Saturday, August 23, 2014

Review of “Color Facture Art & Design: Artistic Technique and the Precisions of Human Perception”, a book by Iona Singh


In the first place, this is a book written by a writer, it is 'writerly'. When Singh refers to paints and materials you can almost smell them, the concatenation of the sentences is fluid, enjoyable, prose. And this is not an easy subject, it is in fact a new approach to art, to understanding art, one that does not come from the art as narrative or art 'tells a story' side of the fence, a side of the fence that is also, superficially at least, Marxist, in the sense of social realist interpretations of art. And yet this author constantly refers to dialectical materialism as the bedrock of her development, not the one that is usually vilified and strangled-off, or ossified, but a living breathing version of the Marxist philosophy as it collides into a new context. It is, on this count, small wonder that the mainstream press has studiously ignored it and offered absolutely no reviews. Thus my intervention here. Zero books, a great new publisher, does not provide any publicity or advertising until a certain limit is reached in sales, and so for this reason things can also go unnoticed. On the other hand, the provenance of these chapters is from peer reviewed journals, the work has been tested in the field, so to speak, in “Rethinking Marxism” and in “Capitalism, Nature, Socialism” it has its scientific pedigree.

On the other hand, this book does not ignore or set aside social history or context, or resort to mere formalism, it is Marxist, which means it is materialist. The chapters on Vermeer and Turner are remarkable in their evocative uniting of the materials and techniques of the artist, the artist as a producer, with the social history of their times, they place the materials and techniques of the artist into this maelstrom of politics and reveal their effect, and affects, their sensual reasons for being that way in their time and space, and, what is more important, their agency.
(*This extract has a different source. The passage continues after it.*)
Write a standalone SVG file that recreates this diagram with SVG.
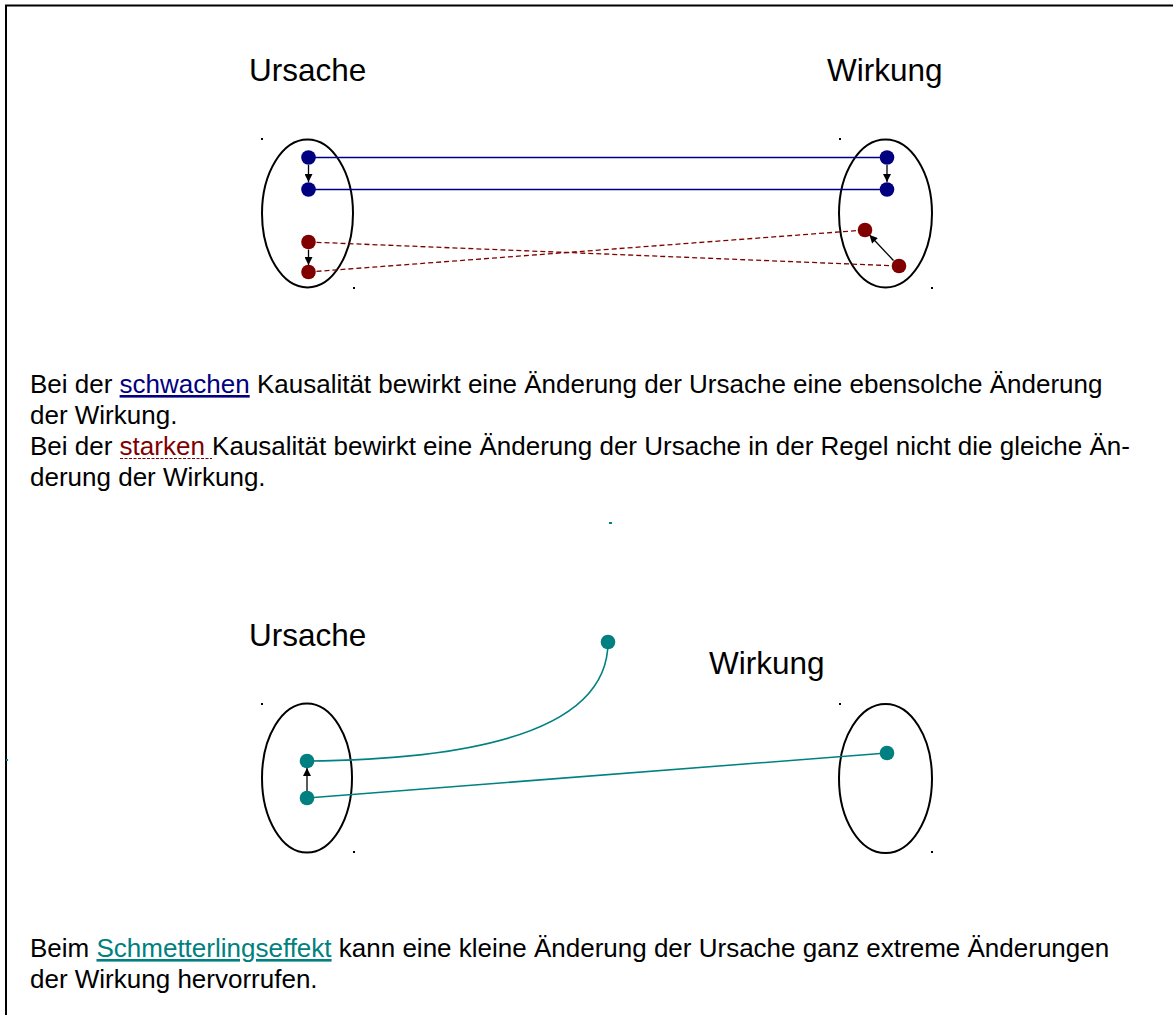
<svg xmlns="http://www.w3.org/2000/svg" width="1173" height="1015" viewBox="0 0 1173 1015">
  <style>
    text { font-family: "Liberation Sans", Arial, sans-serif; fill: #000; }
    .head { font-size: 31.5px; }
    .body { font-size: 26px; }
    .set { fill: none; stroke: #000; stroke-width: 2; }
    .tick { fill: #000; }
    .blue { fill: #000080; }
    .red { fill: #800000; }
    .teal { fill: #008080; }
    .link-blue { stroke: #000080; stroke-width: 1.5; fill: none; }
    .link-red { stroke: #800000; stroke-width: 1.3; stroke-dasharray: 5 3; fill: none; }
    .link-teal { stroke: #008080; stroke-width: 1.6; fill: none; }
    .step { stroke: #000; stroke-width: 1.3; fill: none; marker-end: url(#head); }
  </style>
  <defs>
    <marker id="head" viewBox="0 0 10 10" refX="10" refY="5" markerWidth="9" markerHeight="8" markerUnits="userSpaceOnUse" orient="auto">
      <path d="M0,0 L10,5 L0,10 Z" fill="#000"/>
    </marker>
  </defs>

  <rect width="1173" height="1015" fill="#fff"/>
  <!-- page frame -->
  <path d="M6,1015 V5.5 H1173" fill="none" stroke="#000" stroke-width="2"/>
  <rect x="6" y="759" width="2" height="2" fill="#008080"/>

  <!-- weak vs strong causality -->
  <g id="label-ursache-1"><text class="head" x="249" y="81">Ursache</text></g>
  <g id="label-wirkung-1"><text class="head" x="827" y="81">Wirkung</text></g>

  <g id="set-ursache-1">
    <ellipse class="set" cx="307.5" cy="213.5" rx="45.5" ry="74"/>
    <rect class="tick" x="261" y="138" width="2" height="2"/>
    <rect class="tick" x="353" y="287" width="2" height="2"/>
  </g>
  <g id="set-wirkung-1">
    <ellipse class="set" cx="885.5" cy="213.5" rx="46.5" ry="74"/>
    <rect class="tick" x="839" y="138" width="2" height="2"/>
    <rect class="tick" x="931" y="287" width="2" height="2"/>
  </g>

  <g id="connectors-1">
    <line class="link-blue" x1="308.5" y1="157.5" x2="887" y2="157.5"/>
    <line class="link-blue" x1="308.5" y1="189.5" x2="887" y2="189.5"/>
    <line class="link-red" x1="308.5" y1="242" x2="899" y2="266"/>
    <line class="link-red" x1="308.5" y1="272" x2="865" y2="230"/>
    <line class="step" x1="308.5" y1="165" x2="308.5" y2="182"/>
    <line class="step" x1="308.5" y1="249.5" x2="308.5" y2="265"/>
    <line class="step" x1="887" y1="165" x2="887" y2="182"/>
    <line class="step" x1="893.5" y1="260.5" x2="869.5" y2="235"/>
  </g>

  <g id="points-1">
    <circle class="blue" cx="308.5" cy="157.5" r="7.3"/>
    <circle class="blue" cx="308.5" cy="189.5" r="7.3"/>
    <circle class="red" cx="308.5" cy="242" r="7.3"/>
    <circle class="red" cx="308.5" cy="272" r="7.3"/>
    <circle class="blue" cx="887" cy="157.5" r="7.3"/>
    <circle class="blue" cx="887" cy="189.5" r="7.3"/>
    <circle class="red" cx="865" cy="230" r="7.3"/>
    <circle class="red" cx="899" cy="266" r="7.3"/>
  </g>

  <g id="text-1">
    <text class="body" x="30" y="393">Bei der <tspan fill="#000080" text-decoration="underline">schwachen</tspan> Kausalität bewirkt eine Änderung der Ursache eine ebensolche Änderung</text>
    <text class="body" x="30" y="424">der Wirkung.</text>
    <text class="body" x="30" y="455">Bei der <tspan fill="#800000">starken</tspan> Kausalität bewirkt eine Änderung der Ursache in der Regel nicht die gleiche Än-</text>
    <text class="body" x="30" y="486">derung der Wirkung.</text>
    <line x1="120" y1="458.5" x2="212" y2="458.5" stroke="#800000" stroke-width="1" stroke-dasharray="3 1.5"/>
  </g>

  <rect x="609" y="522" width="3" height="2" fill="#008080"/>

  <!-- butterfly effect -->
  <g id="label-ursache-2"><text class="head" x="249" y="646">Ursache</text></g>
  <g id="label-wirkung-2"><text class="head" x="709" y="674">Wirkung</text></g>

  <g id="set-ursache-2">
    <ellipse class="set" cx="307" cy="778" rx="45" ry="74.5"/>
    <rect class="tick" x="261" y="703" width="2" height="2"/>
    <rect class="tick" x="353" y="851" width="2" height="2"/>
  </g>
  <g id="set-wirkung-2">
    <ellipse class="set" cx="885.5" cy="778.5" rx="46.5" ry="74.5"/>
    <rect class="tick" x="839" y="703" width="2" height="2"/>
    <rect class="tick" x="931" y="851" width="2" height="2"/>
  </g>

  <g id="connectors-2">
    <path class="link-teal" d="M307,761 Q608,758 608,642"/>
    <line class="link-teal" x1="307" y1="798" x2="887" y2="753"/>
    <line class="step" x1="307" y1="791" x2="307" y2="768"/>
  </g>

  <g id="points-2">
    <circle class="teal" cx="307" cy="761" r="7.3"/>
    <circle class="teal" cx="307" cy="798" r="7.3"/>
    <circle class="teal" cx="608" cy="642" r="7.3"/>
    <circle class="teal" cx="887" cy="753" r="7.3"/>
  </g>

  <g id="text-2">
    <text class="body" x="30" y="957">Beim <tspan fill="#008080" text-decoration="underline">Schmetterlingseffekt</tspan> kann eine kleine Änderung der Ursache ganz extreme Änderungen</text>
    <text class="body" x="30" y="988">der Wirkung hervorrufen.</text>
  </g>
</svg>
This is unlike almost all art historians and critics hitherto, who are divided into the standard camps: those who set art history as a history of formal structure hermetically sealed-off from social struggle, and those who regard art (anachronistically) as always realist, a mirror or reflection of the social times.

Iona Singh herself is an artist, and has grappled with materials and gone through the U.K. art education system, her work is also unusual that someone with this experience nevertheless is able to articulate what they have learned in those institutions, I mean in words that have a scientific resonance and validity. Often there is also a reluctance from these quarters to disclose the secrets known here, and instead we get a playing to the gallery, the well known professional artists' obfuscatory and elusive self aggrandizement and posture as a transcendental being. Yet there is no blaming of the artist here for this, she exposes the economic productive contradictions at work and always refers to the bedrock of theory in her references. This is a solid work, but it sometimes betrays the origins of the struggle she must have had to get this 'out there' into the world, noticeable at times in the text. It is a book that should be in every art college, university art department, department of design and art history faculty, but it should also appeal to the layperson who appreciates art, is mot a philistine, but finds the current 'art world' mystifying. This 'world' is meant to be mystifying, and this book explains why, among many other things.